Suburbs Selection

D13 dataset contains street level sale records. It contains selected suburbs sale records. The original idea is to plot all the addresses in the following map, however due to request limit of Google API, we ran out of time to get geocode of all addresses, instead we rollup to suburb.

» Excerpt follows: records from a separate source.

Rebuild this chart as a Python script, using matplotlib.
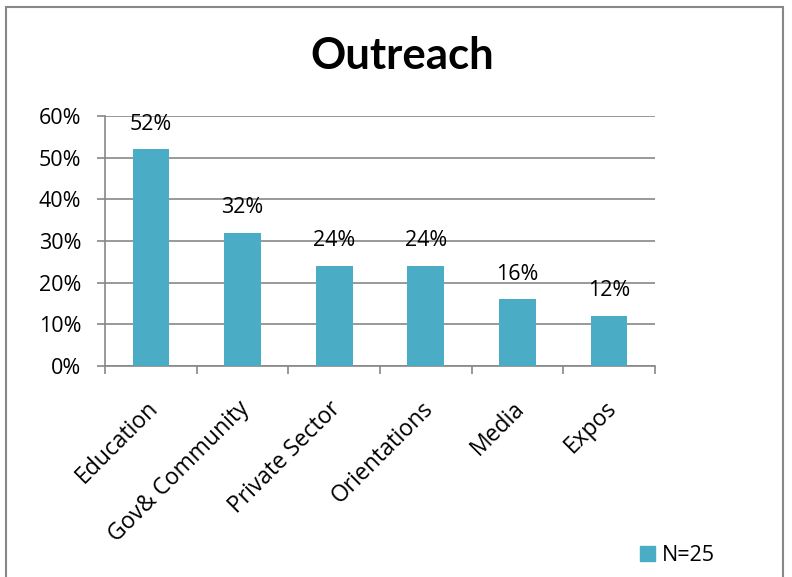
import matplotlib.pyplot as plt
import matplotlib.transforms as mtransforms
from matplotlib.patches import Rectangle, Patch

# 데이터
categories = ['Education', 'Gov& Community', 'Private Sector', 'Orientations', 'Media', 'Expos']
values = [52, 32, 24, 24, 16, 12]
y_ticks = [0, 10, 20, 30, 40, 50, 60]
y_labels = ['0%', '10%', '20%', '30%', '40%', '50%', '60%']

bar_color = '#4BACC6'
grid_color = '#878787'
plt.rcParams['font.family'] = ['Open Sans', 'DejaVu Sans']
fs = 15.5

fig = plt.figure(figsize=(7.92, 5.77), dpi=100)
ax = fig.add_axes([0.1326, 0.3657, 0.6944, 0.4333])

x = range(len(categories))
ax.bar(x, values, width=0.4, color=bar_color, zorder=3)

# 막대 위 값 표시
for xi, v in zip(x, values):
    ax.annotate(f'{v}%', (xi, v), xytext=(0, 18), textcoords='offset points',
                ha='center', va='center', fontsize=fs, color='black')

ax.set_xlim(-0.5, len(categories) - 0.5)
ax.set_ylim(0, 60)
ax.set_yticks(y_ticks)
ax.set_yticklabels(y_labels, fontsize=fs)
ax.yaxis.grid(True, color=grid_color, linewidth=1.2, zorder=0)

ax.set_xticks(list(x))
ax.set_xticklabels(categories, rotation=45, ha='right', va='top',
                   rotation_mode='anchor', fontsize=16.5)
ax.tick_params(axis='x', which='major', length=0, pad=22)
# 라벨을 살짝 왼쪽으로 이동
shift = mtransforms.ScaledTranslation(-5 / 100, 0, fig.dpi_scale_trans)
for lbl in ax.get_xticklabels():
    lbl.set_transform(lbl.get_transform() + shift)
ax.set_xticks([i - 0.5 for i in range(len(categories) + 1)], minor=True)
ax.tick_params(axis='x', which='minor', length=6, color=grid_color, width=1.2, direction='out')
ax.tick_params(axis='y', length=6, color=grid_color, width=1.2, direction='out', pad=11)

for side in ['top', 'right']:
    ax.spines[side].set_visible(False)
for side in ['left', 'bottom']:
    ax.spines[side].set_color(grid_color)
    ax.spines[side].set_linewidth(1.2)

fig.text(0.508, 0.903, 'Outreach', ha='center', va='center', fontsize=31.5,
         fontweight='bold', family='Lato')

fig.legend(handles=[Patch(color=bar_color, label='N=25')], loc='center',
           bbox_to_anchor=(0.855, 0.037), frameon=False, fontsize=fs,
           handlelength=0.7, handleheight=0.7, handletextpad=0.3)

# 바깥 테두리
fig.patches.append(Rectangle((0.007, -0.02), 0.982, 1.008, transform=fig.transFigure,
                             fill=False, edgecolor=grid_color, linewidth=1.5))

fig.savefig('out.png', dpi=100)
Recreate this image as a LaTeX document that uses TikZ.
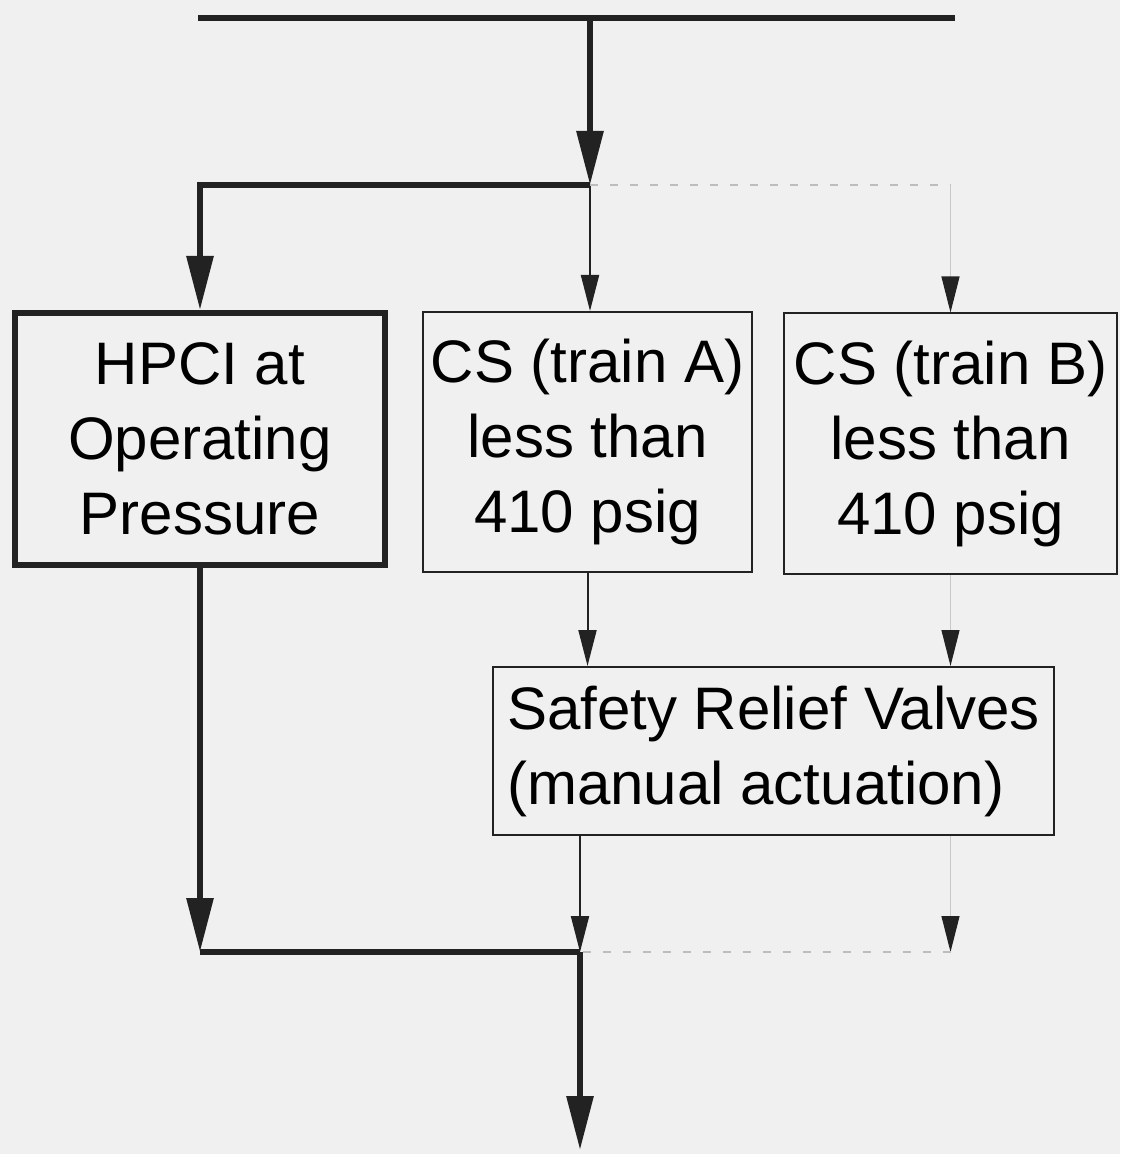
\documentclass[tikz,border=0pt]{standalone}
\usepackage{fontspec}
\setmainfont{Liberation Sans}
\usepackage{tikz}
\usetikzlibrary{arrows.meta}
\usetikzlibrary{calc}
\definecolor{ink}{HTML}{222222}
\definecolor{paper}{HTML}{F0F0F0}
\tikzstyle{thickbox} = [draw=ink,line width=3pt,align=center,inner sep=0pt,minimum width=185pt,minimum height=126pt]
\tikzstyle{thinbox} = [draw=ink,line width=1pt,align=center,inner sep=0pt,minimum height=130pt]
\tikzstyle{srvbox} = [draw=ink,line width=1pt,align=left,inner sep=0pt,minimum width=280.5pt,minimum height=84pt]
\tikzstyle{bigline} = [draw=ink,line width=3pt,line join=miter]
\tikzstyle{bigarrow} = [bigline,-{Triangle[length=27pt,width=13pt]}]
\tikzstyle{thinarrow} = [draw=ink,line width=1pt,-{Triangle[length=18pt,width=9pt]}]
\tikzstyle{faintarrow} = [draw=ink!25,line width=0.6pt,-{Triangle[length=18pt,width=9pt,color=ink]}]
\tikzstyle{faintdash} = [draw=ink!30,line width=0.6pt,dash pattern=on 4pt off 6pt]

\begin{document}
\begin{tikzpicture}[x=0.5pt,y=-0.5pt,font=\fontsize{30}{37.5}\selectfont]
\fill[paper] (0,0) rectangle (1120,1154);
\useasboundingbox (0,0) rectangle (1120,1154);

% supply bus
\coordinate (busL) at (198,18);
\coordinate (busR) at (955,18);
\coordinate (busM) at (590,18);
\coordinate (split) at (590,185);
\coordinate (join) at (580,952);
\coordinate (out) at (580,1150);

\draw(200,439) node[thickbox] (hpci) {HPCI at\\Operating\\Pressure};
\draw(587.5,442) node[thinbox,minimum width=164.5pt] (csa) {CS (train A)\\less than\\410 psig};
\draw(950.5,443.5) node[thinbox,minimum width=166.5pt] (csb) {CS (train B)\\less than\\410 psig};
\draw(773.5,751) node[srvbox] (srv) {Safety Relief Valves\\(manual actuation)};

\draw[bigline] (busL) -- (busR);
\draw[bigarrow] (busM) -- (split);
\draw[bigarrow] (split) -| (hpci.north);
\draw[thinarrow] (split) -- (split |- csa.north);
\draw[faintdash] (split) -- (split -| csb);
\draw[faintarrow] (split -| csb) -- (csb.north);

\draw[thinarrow] (csa.south) -- (csa.south |- srv.north);
\draw[faintarrow] (csb.south) -- (csb.south |- srv.north);

% to the outlet
\draw[bigarrow] (hpci.south) -- (hpci.south |- join);
\draw[bigline] (hpci.south |- join) -- (join);
\draw[thinarrow] (srv.south -| join) -- (join);
\draw[faintarrow] (srv.south -| csb) -- (csb |- join);
\draw[faintdash] (csb |- join) -- (join);
\draw[bigarrow] (join) -- (out);

\end{tikzpicture}
\end{document}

# Extract Postcode from dataset and lookup the geocode
d13_postcode <- d13 %>% distinct(postcode) %>% mutate(postcode_key = paste(postcode,"NSW",sep=" , ")) 
for(i in 1:nrow(d13_postcode))
{
  result <- geocode(as.character(d13_postcode$postcode_key[i]), output = "latlona", source = "google")
  d13_postcode$lon[i]<- as.numeric(result[1])
  d13_postcode$lat[i] <- as.numeric(result[2])
}
# Here is the one I prepare earlier
d13_postcode <- read.csv("c:/temp/d13_postcode.csv")
sydney <- get_map(location=c(lon=mean(d13_postcode$lon, na.rm = TRUE),
                             lat=mean(d13_postcode$lat, na.rm = TRUE)),
                  zoom=11, color='color')

ggmap(sydney) +  geom_point(aes(x=lon, y=lat, color="darkred", size=10), data = d13_postcode) + 
theme(legend.position="none") + ggtitle("Sydney Housing - Suburbs Selection") + xlab("Longitude") + ylab("Latitude")

Number of property sold by property type and LGA

This is why data visualisation is so important, as it turns out we have non-residential property type in our dataset. Since we are only interested in House and Unit, other property type will be removed during data cleaning.

ggplot(d13) + geom_bar(mapping = aes(x = LGA, fill=LGA)) + facet_wrap(~property_type, nrow=2 ) +
 theme(axis.title.x=element_blank(), axis.text.x=element_blank(), axis.ticks.x=element_blank()) + ylab("Number of Sale")

After data cleaning

Highest sales - by LGA and property type

Top 3 LGAs by number of property sold:
1. Blacktown
2. Baulkham Hills
3. Hornsby

ggplot(d13, mapping = aes(x=LGA)) + geom_bar(aes(fill=property_type)) + ylab("Number of Sale") + coord_flip()

Price Variation

This boxplot shows:
1. within same LGA house is more expensive than unit
2. there are more outlier for house in comparison to unit
3. property price in expensive LGA varies widely

Top 3 LGA for House/Unit Price
1. Woolahra
2. Mosman
3. Willoughby

d13 <- na.omit(d13)  
d13 %>%
  ggplot(aes(x=LGA, y=sale_price, fill=LGA)) + geom_boxplot() + ylim(0,5000000) +  facet_wrap(~property_type, nrow=2 ) + coord_flip() +theme(legend.position="none") + ylab("Sale Price ($)")

CPI

The Consumer Price Index (CPI) measures quarterly changes in the price of a ‘basket’ of goods and services (food, alchohol/tobacco, clothing, housing, household equipment, health, transport, communication, recreation, education, financial services).

Food, house and health are basic necessities, this graph shows health and housing are the major contributors to household expenditure. If house price keeps rising, we may have to trade off other basic necessities which is not ideal.